Find all the lines with "matplotlib" and gather them.

□ □ □

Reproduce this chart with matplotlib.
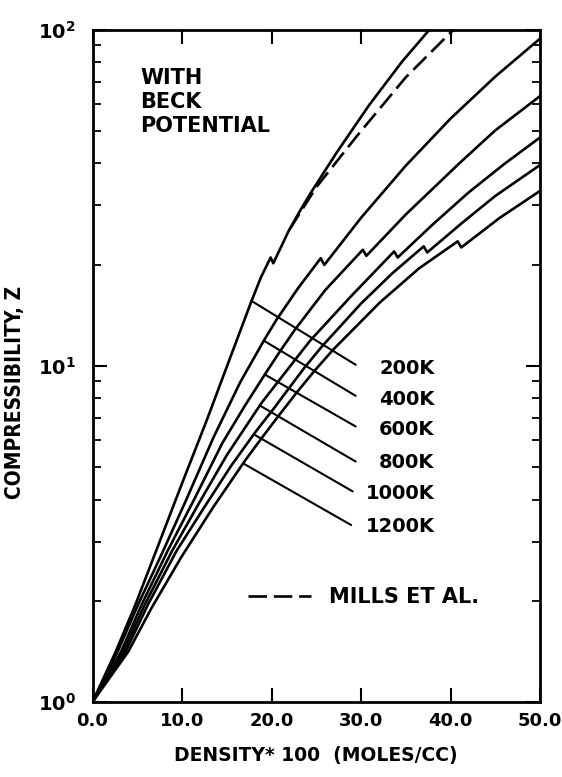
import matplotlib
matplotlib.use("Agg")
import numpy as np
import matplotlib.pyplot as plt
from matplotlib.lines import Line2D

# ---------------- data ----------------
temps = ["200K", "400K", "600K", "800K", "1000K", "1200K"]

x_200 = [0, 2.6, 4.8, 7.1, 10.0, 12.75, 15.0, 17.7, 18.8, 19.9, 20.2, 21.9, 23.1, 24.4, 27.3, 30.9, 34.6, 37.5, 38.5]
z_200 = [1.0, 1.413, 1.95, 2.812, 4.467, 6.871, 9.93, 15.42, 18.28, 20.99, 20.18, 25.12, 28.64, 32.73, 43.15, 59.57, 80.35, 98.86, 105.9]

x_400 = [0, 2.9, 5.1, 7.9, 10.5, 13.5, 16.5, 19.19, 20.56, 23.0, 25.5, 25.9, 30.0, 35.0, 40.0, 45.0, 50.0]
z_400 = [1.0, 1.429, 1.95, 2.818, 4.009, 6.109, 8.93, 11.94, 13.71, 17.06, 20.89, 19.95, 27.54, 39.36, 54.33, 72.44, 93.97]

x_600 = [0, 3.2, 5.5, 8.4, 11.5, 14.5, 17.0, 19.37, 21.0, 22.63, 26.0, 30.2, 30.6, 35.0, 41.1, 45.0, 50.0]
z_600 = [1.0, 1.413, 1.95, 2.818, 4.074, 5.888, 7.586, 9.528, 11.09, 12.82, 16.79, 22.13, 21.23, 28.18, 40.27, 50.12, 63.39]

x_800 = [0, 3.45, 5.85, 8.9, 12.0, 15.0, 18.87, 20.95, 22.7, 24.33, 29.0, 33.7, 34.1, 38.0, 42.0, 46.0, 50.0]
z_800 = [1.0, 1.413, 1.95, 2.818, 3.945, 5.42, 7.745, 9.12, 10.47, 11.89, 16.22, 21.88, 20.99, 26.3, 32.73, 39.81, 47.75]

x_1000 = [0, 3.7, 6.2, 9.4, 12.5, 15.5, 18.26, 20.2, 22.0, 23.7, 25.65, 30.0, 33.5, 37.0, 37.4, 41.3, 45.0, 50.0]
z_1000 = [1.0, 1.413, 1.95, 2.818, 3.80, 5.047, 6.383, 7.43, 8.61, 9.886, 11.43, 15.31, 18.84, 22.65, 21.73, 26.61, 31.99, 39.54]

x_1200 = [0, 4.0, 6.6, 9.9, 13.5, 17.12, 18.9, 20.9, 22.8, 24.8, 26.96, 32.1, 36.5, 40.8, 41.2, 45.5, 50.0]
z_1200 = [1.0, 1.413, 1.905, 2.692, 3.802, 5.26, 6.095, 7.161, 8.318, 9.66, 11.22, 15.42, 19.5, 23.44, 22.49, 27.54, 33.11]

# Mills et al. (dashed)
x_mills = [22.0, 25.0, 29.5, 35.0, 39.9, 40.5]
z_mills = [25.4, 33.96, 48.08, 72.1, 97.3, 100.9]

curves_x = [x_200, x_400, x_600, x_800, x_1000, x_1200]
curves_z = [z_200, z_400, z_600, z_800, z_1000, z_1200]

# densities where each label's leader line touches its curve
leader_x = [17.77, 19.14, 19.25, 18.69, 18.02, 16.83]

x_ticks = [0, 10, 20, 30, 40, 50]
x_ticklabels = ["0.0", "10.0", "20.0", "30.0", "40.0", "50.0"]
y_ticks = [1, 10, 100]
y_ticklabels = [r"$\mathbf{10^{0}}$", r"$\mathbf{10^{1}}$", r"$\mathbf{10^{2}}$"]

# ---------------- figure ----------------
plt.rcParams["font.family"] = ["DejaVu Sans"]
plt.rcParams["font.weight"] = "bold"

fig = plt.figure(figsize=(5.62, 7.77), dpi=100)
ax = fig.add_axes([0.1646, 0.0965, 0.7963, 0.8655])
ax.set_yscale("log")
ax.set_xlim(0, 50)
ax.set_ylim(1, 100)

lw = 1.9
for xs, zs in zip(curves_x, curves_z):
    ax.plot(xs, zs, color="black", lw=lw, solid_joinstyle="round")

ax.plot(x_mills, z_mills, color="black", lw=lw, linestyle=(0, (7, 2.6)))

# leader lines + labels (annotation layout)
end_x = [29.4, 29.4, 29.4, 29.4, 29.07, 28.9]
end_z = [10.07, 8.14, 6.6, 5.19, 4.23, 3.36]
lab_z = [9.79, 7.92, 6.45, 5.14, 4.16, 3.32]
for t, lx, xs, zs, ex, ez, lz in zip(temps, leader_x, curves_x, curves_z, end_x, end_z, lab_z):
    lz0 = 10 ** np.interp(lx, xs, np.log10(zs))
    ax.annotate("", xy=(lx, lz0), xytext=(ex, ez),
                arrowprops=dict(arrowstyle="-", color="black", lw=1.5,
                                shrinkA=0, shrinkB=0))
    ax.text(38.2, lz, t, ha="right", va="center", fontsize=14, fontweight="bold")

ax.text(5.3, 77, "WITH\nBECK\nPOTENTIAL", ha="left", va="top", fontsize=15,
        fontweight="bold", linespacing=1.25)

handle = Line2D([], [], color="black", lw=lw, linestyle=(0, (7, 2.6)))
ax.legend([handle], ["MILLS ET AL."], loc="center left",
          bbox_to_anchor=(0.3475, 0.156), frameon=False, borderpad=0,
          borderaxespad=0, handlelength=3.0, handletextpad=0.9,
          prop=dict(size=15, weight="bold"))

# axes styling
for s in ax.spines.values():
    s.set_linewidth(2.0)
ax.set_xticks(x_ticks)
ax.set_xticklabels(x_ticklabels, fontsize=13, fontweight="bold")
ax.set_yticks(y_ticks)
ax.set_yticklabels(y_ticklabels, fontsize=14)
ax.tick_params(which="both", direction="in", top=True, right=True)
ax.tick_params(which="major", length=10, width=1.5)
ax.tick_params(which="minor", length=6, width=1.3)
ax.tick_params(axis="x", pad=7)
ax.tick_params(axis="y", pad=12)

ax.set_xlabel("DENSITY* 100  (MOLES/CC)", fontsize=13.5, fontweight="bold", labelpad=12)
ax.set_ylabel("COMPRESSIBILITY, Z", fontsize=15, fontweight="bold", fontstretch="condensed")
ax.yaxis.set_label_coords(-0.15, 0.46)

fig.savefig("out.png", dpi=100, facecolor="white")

□ □ □

WRITTEN SOLUTION:
Reproduce this chart with matplotlib.
import matplotlib
matplotlib.use("Agg")
import matplotlib.pyplot as plt
from matplotlib.lines import Line2D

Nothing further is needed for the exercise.